Lines containing the word "this" are the ones to copy from the records below.

Data records:
========
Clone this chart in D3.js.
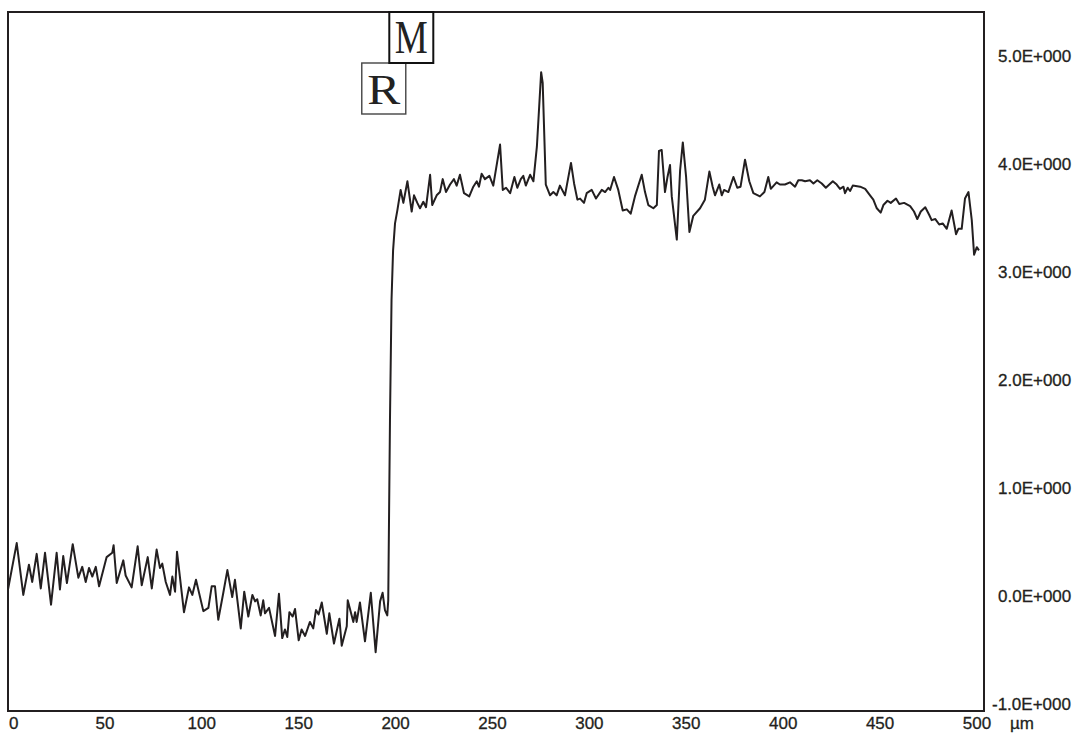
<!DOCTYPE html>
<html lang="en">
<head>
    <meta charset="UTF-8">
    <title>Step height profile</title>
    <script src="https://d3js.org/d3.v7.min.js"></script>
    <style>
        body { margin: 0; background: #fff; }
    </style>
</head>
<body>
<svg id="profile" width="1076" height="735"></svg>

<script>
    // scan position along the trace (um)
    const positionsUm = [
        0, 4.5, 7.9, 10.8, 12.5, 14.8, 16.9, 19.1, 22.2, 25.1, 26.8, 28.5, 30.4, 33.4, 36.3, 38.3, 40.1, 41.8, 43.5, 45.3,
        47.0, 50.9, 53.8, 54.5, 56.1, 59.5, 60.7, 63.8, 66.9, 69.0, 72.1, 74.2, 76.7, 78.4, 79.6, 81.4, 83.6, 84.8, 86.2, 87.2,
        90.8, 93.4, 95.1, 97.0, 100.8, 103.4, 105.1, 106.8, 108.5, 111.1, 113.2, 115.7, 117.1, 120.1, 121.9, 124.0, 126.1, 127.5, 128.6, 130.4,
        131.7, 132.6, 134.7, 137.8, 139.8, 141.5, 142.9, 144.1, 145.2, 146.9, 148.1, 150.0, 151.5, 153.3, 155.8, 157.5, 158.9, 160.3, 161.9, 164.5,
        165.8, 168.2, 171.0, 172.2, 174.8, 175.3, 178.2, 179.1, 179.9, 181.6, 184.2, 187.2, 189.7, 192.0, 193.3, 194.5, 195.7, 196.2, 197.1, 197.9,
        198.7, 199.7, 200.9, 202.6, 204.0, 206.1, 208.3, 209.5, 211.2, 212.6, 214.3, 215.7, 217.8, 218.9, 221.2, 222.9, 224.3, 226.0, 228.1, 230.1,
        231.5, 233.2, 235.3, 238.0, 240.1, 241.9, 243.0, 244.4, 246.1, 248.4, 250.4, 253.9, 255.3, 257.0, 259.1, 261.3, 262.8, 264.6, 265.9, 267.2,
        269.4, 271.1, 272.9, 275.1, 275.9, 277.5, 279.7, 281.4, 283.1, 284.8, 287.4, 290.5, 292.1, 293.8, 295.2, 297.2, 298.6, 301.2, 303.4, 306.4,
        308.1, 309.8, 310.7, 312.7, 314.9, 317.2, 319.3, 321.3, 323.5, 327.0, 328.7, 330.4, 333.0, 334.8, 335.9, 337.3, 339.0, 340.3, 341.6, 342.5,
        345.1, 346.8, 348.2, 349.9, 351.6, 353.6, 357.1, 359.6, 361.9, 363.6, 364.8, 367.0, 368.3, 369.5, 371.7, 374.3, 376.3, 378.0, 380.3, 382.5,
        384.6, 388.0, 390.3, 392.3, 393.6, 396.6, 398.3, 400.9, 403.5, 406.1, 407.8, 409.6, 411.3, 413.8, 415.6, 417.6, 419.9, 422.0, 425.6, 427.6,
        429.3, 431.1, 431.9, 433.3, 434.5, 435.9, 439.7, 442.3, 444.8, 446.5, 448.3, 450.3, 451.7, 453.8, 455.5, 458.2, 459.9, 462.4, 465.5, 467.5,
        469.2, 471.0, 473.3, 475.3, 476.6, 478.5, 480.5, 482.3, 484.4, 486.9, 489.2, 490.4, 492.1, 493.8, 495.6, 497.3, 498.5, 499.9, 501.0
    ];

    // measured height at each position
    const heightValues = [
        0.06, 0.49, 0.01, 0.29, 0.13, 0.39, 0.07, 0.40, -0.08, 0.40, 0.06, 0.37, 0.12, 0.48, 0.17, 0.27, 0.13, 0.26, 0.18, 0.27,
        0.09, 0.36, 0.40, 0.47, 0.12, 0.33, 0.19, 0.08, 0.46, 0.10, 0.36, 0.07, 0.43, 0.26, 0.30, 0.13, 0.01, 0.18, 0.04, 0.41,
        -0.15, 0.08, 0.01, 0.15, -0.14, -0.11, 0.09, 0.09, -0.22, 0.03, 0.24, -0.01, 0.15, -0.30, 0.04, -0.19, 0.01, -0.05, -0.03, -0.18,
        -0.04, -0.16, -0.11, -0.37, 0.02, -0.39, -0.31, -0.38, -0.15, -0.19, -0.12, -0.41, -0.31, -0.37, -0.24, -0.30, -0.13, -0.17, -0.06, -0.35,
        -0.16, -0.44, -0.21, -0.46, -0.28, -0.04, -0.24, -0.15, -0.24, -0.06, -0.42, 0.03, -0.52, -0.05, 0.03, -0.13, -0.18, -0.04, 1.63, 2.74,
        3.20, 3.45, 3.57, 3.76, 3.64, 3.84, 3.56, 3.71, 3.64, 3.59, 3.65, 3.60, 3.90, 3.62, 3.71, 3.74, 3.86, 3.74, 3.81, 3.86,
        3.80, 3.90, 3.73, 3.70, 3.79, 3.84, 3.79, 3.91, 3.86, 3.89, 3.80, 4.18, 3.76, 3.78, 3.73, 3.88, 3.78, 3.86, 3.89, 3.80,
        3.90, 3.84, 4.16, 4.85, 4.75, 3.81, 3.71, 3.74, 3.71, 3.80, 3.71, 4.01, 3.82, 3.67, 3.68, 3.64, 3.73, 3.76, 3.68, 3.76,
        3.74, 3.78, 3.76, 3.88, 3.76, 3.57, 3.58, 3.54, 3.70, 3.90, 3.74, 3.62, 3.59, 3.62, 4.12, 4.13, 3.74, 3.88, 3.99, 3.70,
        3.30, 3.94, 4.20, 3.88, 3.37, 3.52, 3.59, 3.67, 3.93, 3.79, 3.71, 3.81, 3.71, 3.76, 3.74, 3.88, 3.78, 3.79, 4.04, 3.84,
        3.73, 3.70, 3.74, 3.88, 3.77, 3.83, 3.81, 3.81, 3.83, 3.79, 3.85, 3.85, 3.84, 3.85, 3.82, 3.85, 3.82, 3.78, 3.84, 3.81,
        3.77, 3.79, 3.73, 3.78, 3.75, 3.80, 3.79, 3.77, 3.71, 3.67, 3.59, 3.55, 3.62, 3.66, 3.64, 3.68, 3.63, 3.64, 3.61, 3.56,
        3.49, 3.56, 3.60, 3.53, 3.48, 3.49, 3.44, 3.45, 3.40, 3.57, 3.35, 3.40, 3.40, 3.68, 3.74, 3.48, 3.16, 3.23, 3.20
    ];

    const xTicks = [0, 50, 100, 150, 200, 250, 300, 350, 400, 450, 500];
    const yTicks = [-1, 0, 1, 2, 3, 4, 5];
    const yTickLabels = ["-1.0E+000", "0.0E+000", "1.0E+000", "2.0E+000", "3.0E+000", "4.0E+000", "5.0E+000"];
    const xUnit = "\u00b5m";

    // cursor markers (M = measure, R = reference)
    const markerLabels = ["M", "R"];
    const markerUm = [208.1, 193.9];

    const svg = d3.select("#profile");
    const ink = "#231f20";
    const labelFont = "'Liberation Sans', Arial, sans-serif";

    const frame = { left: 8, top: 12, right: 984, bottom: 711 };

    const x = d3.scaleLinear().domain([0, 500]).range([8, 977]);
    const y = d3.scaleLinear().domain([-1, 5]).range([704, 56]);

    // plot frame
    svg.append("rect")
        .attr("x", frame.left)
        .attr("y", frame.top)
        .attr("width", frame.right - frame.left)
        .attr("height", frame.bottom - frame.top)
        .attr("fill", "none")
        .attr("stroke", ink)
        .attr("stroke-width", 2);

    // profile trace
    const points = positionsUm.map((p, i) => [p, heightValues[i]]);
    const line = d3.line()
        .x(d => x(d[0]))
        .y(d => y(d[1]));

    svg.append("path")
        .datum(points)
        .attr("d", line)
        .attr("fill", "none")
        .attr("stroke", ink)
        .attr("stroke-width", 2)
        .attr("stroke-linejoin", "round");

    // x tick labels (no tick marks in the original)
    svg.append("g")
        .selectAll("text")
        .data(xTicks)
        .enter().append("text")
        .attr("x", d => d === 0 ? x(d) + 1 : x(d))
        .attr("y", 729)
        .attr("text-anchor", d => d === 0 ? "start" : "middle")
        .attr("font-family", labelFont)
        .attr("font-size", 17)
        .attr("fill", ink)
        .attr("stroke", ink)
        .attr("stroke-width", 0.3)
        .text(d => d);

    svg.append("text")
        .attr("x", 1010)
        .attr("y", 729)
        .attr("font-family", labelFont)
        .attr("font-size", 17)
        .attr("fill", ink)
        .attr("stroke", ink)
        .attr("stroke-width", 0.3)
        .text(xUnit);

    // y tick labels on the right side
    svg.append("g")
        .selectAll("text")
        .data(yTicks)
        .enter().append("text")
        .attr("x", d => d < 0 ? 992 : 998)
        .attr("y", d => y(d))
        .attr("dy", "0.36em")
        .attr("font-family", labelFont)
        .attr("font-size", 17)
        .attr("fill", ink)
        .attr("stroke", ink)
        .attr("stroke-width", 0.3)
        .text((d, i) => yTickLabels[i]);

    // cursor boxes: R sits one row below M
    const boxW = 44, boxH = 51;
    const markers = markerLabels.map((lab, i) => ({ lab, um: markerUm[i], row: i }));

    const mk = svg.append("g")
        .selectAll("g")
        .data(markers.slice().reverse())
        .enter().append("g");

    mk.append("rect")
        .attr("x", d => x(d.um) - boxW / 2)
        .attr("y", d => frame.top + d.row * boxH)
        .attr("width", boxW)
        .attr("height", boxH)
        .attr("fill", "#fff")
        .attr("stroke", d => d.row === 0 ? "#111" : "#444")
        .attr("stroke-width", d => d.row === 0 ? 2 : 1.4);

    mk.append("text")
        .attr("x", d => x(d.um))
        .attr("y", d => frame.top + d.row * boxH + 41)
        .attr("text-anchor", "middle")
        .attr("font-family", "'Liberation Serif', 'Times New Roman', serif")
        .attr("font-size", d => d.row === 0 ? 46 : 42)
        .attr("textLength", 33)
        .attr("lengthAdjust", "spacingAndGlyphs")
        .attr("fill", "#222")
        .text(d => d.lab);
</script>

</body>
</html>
========
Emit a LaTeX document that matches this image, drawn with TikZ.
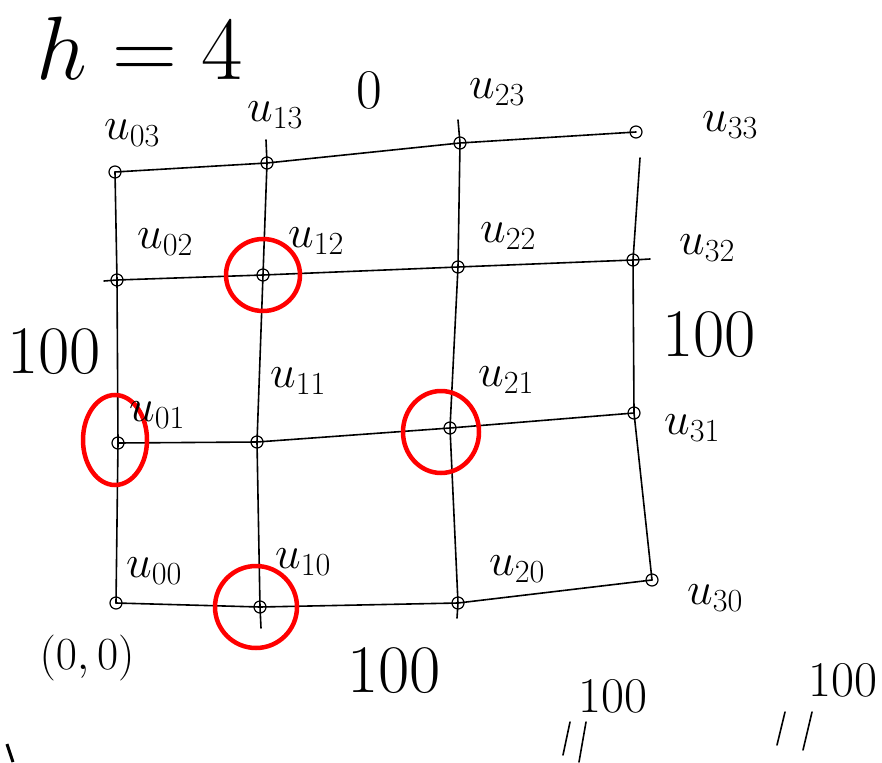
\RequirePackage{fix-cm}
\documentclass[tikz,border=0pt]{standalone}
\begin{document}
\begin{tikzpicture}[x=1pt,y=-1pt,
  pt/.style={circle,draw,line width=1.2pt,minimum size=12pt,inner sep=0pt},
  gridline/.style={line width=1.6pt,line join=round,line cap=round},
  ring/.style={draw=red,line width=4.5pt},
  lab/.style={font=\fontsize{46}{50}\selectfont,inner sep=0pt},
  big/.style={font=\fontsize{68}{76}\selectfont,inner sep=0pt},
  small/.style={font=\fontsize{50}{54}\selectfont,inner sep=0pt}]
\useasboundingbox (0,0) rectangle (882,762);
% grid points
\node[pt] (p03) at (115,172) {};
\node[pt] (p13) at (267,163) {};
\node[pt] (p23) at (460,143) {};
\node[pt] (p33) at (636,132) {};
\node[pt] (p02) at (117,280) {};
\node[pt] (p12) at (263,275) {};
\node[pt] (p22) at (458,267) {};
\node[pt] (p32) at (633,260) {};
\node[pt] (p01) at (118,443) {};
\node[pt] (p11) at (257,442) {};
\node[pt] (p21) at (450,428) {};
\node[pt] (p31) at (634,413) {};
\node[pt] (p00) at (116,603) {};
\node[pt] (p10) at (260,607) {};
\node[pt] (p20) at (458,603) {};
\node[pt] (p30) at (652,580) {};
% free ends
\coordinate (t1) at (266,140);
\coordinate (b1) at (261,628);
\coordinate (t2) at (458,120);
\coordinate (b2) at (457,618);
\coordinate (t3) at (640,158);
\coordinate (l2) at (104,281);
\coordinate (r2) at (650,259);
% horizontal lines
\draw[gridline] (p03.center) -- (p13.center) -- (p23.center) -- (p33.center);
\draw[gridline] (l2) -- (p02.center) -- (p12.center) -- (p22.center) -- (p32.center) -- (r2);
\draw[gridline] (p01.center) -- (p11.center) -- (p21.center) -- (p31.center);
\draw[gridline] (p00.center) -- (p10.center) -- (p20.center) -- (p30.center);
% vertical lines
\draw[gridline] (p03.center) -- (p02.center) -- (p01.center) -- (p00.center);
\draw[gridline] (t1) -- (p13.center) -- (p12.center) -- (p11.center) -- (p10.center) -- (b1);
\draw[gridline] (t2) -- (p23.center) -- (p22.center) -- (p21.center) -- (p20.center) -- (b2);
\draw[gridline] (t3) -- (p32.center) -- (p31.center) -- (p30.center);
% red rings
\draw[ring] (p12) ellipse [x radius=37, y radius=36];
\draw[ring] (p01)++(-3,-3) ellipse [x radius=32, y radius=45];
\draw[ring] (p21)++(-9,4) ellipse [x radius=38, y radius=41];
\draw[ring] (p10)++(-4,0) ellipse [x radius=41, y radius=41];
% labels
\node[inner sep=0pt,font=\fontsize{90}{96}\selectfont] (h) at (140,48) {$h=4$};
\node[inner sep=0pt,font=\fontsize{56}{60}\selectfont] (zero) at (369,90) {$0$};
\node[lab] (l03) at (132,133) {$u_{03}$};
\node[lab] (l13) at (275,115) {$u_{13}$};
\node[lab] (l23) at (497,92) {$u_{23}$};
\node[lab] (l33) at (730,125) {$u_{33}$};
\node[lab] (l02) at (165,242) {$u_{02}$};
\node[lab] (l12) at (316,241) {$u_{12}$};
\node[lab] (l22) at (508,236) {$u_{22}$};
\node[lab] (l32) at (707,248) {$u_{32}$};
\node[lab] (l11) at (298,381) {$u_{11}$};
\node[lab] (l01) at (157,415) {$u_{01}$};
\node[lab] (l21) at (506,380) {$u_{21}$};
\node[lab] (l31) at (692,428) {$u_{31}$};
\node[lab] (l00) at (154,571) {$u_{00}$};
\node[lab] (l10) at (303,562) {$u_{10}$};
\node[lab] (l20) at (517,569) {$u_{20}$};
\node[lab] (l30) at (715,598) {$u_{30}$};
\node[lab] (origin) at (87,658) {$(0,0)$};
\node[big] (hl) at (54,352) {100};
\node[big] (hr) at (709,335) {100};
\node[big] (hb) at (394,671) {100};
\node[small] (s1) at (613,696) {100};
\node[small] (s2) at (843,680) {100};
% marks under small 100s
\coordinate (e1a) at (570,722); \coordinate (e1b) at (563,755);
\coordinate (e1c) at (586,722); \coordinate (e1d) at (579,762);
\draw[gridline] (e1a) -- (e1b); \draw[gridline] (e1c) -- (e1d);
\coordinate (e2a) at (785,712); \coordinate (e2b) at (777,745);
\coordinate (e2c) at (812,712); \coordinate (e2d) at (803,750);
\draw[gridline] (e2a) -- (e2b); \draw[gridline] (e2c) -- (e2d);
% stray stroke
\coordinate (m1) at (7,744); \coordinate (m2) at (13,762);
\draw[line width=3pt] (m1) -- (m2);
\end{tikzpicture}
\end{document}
========
Result of the exercise »
Clone this chart in D3.js.
Emit a LaTeX document that matches this image, drawn with TikZ.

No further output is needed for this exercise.